More recent news that has aroused more current conversation surrounding the subject of the reunification of the Parthenon was the UK’s prime minister Keir Starmer announcing the “constructive” negotiation with Athens after hosting the Greek president Kyariakos Mitsotakis in December 2024 reports Sarah Hucal, a journalist with Deutsche Welle. 

The current legal barriers of the British Museum Act of 1963 “prevents the British Museum from permanently removing objects from its collections, with only a few exceptions,” Hucal writes. 

(Visitors reading descriptions of the Greek artifacts. May, 2025. Photograph by Jadie Leung)

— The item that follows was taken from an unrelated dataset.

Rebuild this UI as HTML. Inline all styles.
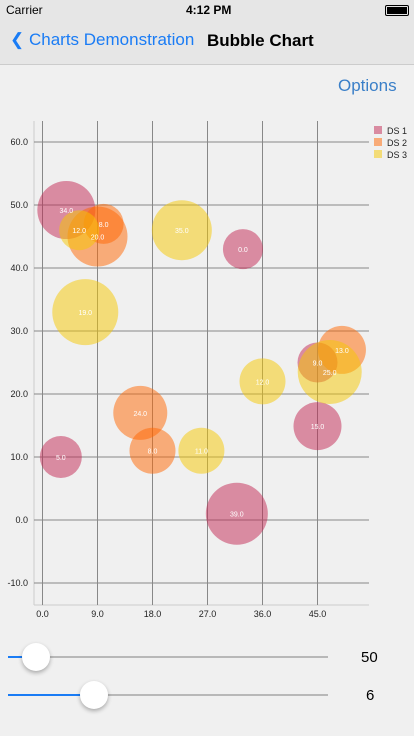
<!DOCTYPE html>
<html><head><meta charset="utf-8">
<style>
body{margin:0;width:414px;height:736px;background:#f0f0f0;font-family:"Liberation Sans",sans-serif;position:relative;overflow:hidden}
.abs{position:absolute}
</style></head><body>
<div class="abs" style="left:0;top:0;width:414px;height:20px;background:#e6e6e6;font-size:12px">
<span class="abs" style="left:6px;top:3px">Carrier ︎</span>
<span class="abs" style="left:186px;top:3px;font-weight:bold">4:12 PM</span>
<span class="abs" style="left:385px;top:5px;width:22px;height:9px;border:1px solid #000;border-radius:2px"><span class="abs" style="left:1px;top:1px;width:20px;height:7px;background:#000"></span></span>
</div>
<div class="abs" style="left:0;top:20px;width:414px;height:44px;background:#e6e6e6;border-bottom:1px solid #ccc">
<span class="abs" style="left:10px;top:10px;color:#1a7cf5;font-size:17px">&#10094; Charts Demonstration</span>
<span class="abs" style="left:207px;top:11px;font-weight:bold;font-size:17px">Bubble Chart</span>
</div>
<span class="abs" style="left:338px;top:76px;color:#3a7fc8;font-size:17px">Options</span>
<svg class="abs" style="left:0;top:0" width="414" height="736" id="chart"></svg>
<div>
<div class="abs" style="left:8px;top:656px;width:320px;height:2px;background:#b8b8b8"></div>
<div class="abs" style="left:8px;top:656px;width:28px;height:2px;background:#1a7cf5"></div>
<div class="abs" style="left:22px;top:643px;width:28px;height:28px;border-radius:50%;background:#fff;box-shadow:0 2px 4px rgba(0,0,0,.3)"></div>
</div>
<span class="abs" style="left:361px;top:649px;font-size:15px">50</span>
<div>
<div class="abs" style="left:8px;top:694px;width:320px;height:2px;background:#b8b8b8"></div>
<div class="abs" style="left:8px;top:694px;width:86px;height:2px;background:#1a7cf5"></div>
<div class="abs" style="left:80px;top:681px;width:28px;height:28px;border-radius:50%;background:#fff;box-shadow:0 2px 4px rgba(0,0,0,.3)"></div>
</div>
<span class="abs" style="left:366px;top:687px;font-size:15px">6</span>
<script>
const xTicks=[0,9,18,27,36,45];
const yTicks=[60,50,40,30,20,10,0,-10];
const ds1X=[3.9,32.8,45,31.8,3,45];
const ds1Y=[49.2,43,14.9,1,10,25];
const ds1Size=[29,20,24,31,21,20];
const ds1Labels=["34.0","0.0","15.0","39.0","5.0","9.0"];
const ds2X=[10,9,16,18,49];
const ds2Y=[47,45,17,11,27];
const ds2Size=[20,30,27,23,24];
const ds2Labels=["8.0","20.0","24.0","8.0","13.0"];
const ds3X=[6,22.8,7,26,36,47];
const ds3Y=[46,46,33,11,22,23.5];
const ds3Size=[20,30,33,23,23,32];
const ds3Labels=["12.0","35.0","19.0","11.0","12.0","25.0"];
const sx=v=>42.5+v*55/9, sy=v=>520-v*6.3;
const svg=document.getElementById('chart'),NS="http://www.w3.org/2000/svg";
function mk(t,a){const e=document.createElementNS(NS,t);for(const k in a)e.setAttribute(k,a[k]);svg.appendChild(e);return e;}
let l=mk('line',{x1:34,y1:121,x2:34,y2:605,stroke:'#ccc'});


l=mk('line',{x1:34,y1:605,x2:369,y2:605,stroke:'#ccc'});


xTicks.forEach(v=>{
 const g=mk('line',{x1:sx(v),y1:121,x2:sx(v),y2:605,stroke:'#888','stroke-width':1});
 
 
 const t=mk('text',{x:sx(v),y:617,'font-size':9,'text-anchor':'middle',fill:'#222'});t.textContent=v.toFixed(1);
 
 
});
yTicks.forEach(v=>{
 const g=mk('line',{x1:34,y1:sy(v),x2:369,y2:sy(v),stroke:'#888','stroke-width':1});
 
 
 const t=mk('text',{x:28,y:sy(v)+3,'font-size':9,'text-anchor':'end',fill:'#222'});t.textContent=v.toFixed(1);
 
 
});
const sets=[[ds1X,ds1Y,ds1Size,ds1Labels,'rgba(193,37,82,0.5)','DS 1'],[ds2X,ds2Y,ds2Size,ds2Labels,'rgba(255,102,0,0.5)','DS 2'],[ds3X,ds3Y,ds3Size,ds3Labels,'rgba(245,199,0,0.5)','DS 3']];
sets.forEach((s,si)=>{
 s[0].forEach((x,i)=>{
  const c=mk('circle',{cx:sx(x),cy:sy(s[1][i]),r:s[2][i],fill:s[4]});
  
  
 });
});
sets.forEach((s,si)=>{
 s[0].forEach((x,i)=>{
  const t=mk('text',{x:sx(x),y:sy(s[1][i])+3,'font-size':7,'text-anchor':'middle',fill:'#fff'});t.textContent=s[3][i];
  
  
 });
 const r=mk('rect',{x:374,y:126+si*12,width:8,height:8,fill:s[4]});
 
 
 const t=mk('text',{x:387,y:134+si*12,'font-size':9,fill:'#222'});t.textContent=s[5];
 
 
});
</script>
</body></html>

However the news of “constructive” negotiations for a trade between the British Museum and the Acropolis adds to the positive trend of restitution, alongside with the confirmed ongoing negotiations and with KHM for the fragments of the Parthenon, among other things, via email by Sarah Aistleitner, the press media contact for KHM.

The ongoing conversations for restitutions and reunification of the Parthenon suggests a potential positive outcome for reconciliation and the fostering of better relationships between countries. 

As Herman argues, the restitution of the Parthenon artifacts would not lead to the downfall of the BM, by causing more claims for restitution, and would instead have a positive outcome of reconciling the relationship between the BM and Acropolis Museum and open up a relationship allowing loans of antiquities for future exhibitions.